GIVEN MATERIAL:
- - - - - - -
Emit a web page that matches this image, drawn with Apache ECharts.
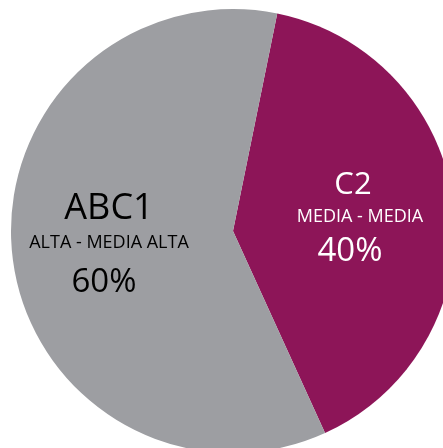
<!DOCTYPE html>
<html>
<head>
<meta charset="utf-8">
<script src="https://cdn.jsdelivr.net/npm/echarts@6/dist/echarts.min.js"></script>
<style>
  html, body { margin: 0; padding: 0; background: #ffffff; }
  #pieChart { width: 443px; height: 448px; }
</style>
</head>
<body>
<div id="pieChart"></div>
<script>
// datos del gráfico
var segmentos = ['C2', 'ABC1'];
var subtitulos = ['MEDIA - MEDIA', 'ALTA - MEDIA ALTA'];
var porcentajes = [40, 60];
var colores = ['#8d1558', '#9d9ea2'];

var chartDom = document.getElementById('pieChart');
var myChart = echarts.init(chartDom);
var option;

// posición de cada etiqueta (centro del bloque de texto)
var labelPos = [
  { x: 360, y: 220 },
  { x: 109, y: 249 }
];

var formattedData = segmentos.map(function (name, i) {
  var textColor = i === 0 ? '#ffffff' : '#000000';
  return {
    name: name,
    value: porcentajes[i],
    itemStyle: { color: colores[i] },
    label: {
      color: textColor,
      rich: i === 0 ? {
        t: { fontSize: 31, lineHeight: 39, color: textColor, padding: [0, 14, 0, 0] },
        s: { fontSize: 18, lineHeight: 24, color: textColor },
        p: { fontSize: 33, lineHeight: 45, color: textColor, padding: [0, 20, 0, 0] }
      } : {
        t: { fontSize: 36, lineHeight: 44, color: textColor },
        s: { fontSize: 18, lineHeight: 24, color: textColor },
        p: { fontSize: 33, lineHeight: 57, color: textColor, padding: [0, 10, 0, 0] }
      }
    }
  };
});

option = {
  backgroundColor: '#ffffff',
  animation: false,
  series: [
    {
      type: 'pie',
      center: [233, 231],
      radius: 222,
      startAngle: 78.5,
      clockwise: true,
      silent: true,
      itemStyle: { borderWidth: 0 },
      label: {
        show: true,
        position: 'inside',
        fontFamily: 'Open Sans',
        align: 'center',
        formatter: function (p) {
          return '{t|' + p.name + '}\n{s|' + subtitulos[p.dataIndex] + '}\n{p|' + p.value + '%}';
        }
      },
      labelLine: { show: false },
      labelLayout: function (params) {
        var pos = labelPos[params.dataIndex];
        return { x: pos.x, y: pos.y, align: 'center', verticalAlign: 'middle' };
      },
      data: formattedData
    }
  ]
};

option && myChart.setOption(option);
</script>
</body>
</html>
- - - - - - -
Using the data above, write out every line exactly, leaving the images behind.

WORKED SOLUTION:
Emit a web page that matches this image, drawn with Apache ECharts.
<!DOCTYPE html>
<html>
<head>
<meta charset="utf-8">
<script src="https://cdn.jsdelivr.net/npm/echarts@6/dist/echarts.min.js"></script>
<style>
  html, body { margin: 0; padding: 0; background: #ffffff; }
  #pieChart { width: 443px; height: 448px; }
</style>
</head>
<body>
<div id="pieChart"></div>
<script>
// datos del gráfico
var segmentos = ['C2', 'ABC1'];
var subtitulos = ['MEDIA - MEDIA', 'ALTA - MEDIA ALTA'];
var porcentajes = [40, 60];
var colores = ['#8d1558', '#9d9ea2'];

var chartDom = document.getElementById('pieChart');
var myChart = echarts.init(chartDom);
var option;

// posición de cada etiqueta (centro del bloque de texto)
var labelPos = [
  { x: 360, y: 220 },
  { x: 109, y: 249 }
];

var formattedData = segmentos.map(function (name, i) {
  var textColor = i === 0 ? '#ffffff' : '#000000';
  return {
    name: name,
    value: porcentajes[i],
    itemStyle: { color: colores[i] },
    label: {
      color: textColor,
      rich: i === 0 ? {
        t: { fontSize: 31, lineHeight: 39, color: textColor, padding: [0, 14, 0, 0] },
        s: { fontSize: 18, lineHeight: 24, color: textColor },
        p: { fontSize: 33, lineHeight: 45, color: textColor, padding: [0, 20, 0, 0] }
      } : {
        t: { fontSize: 36, lineHeight: 44, color: textColor },
        s: { fontSize: 18, lineHeight: 24, color: textColor },
        p: { fontSize: 33, lineHeight: 57, color: textColor, padding: [0, 10, 0, 0] }
      }
    }
  };
});

option = {
  backgroundColor: '#ffffff',
  animation: false,
  series: [
    {
      type: 'pie',
      center: [233, 231],
      radius: 222,
      startAngle: 78.5,
      clockwise: true,
      silent: true,
      itemStyle: { borderWidth: 0 },
      label: {
        show: true,
        position: 'inside',
        fontFamily: 'Open Sans',
        align: 'center',
        formatter: function (p) {
          return '{t|' + p.name + '}\n{s|' + subtitulos[p.dataIndex] + '}\n{p|' + p.value + '%}';
        }
      },
      labelLine: { show: false },
      labelLayout: function (params) {
        var pos = labelPos[params.dataIndex];
        return { x: pos.x, y: pos.y, align: 'center', verticalAlign: 'middle' };
      },
      data: formattedData
    }
  ]
};

option && myChart.setOption(option);
</script>
</body>
</html>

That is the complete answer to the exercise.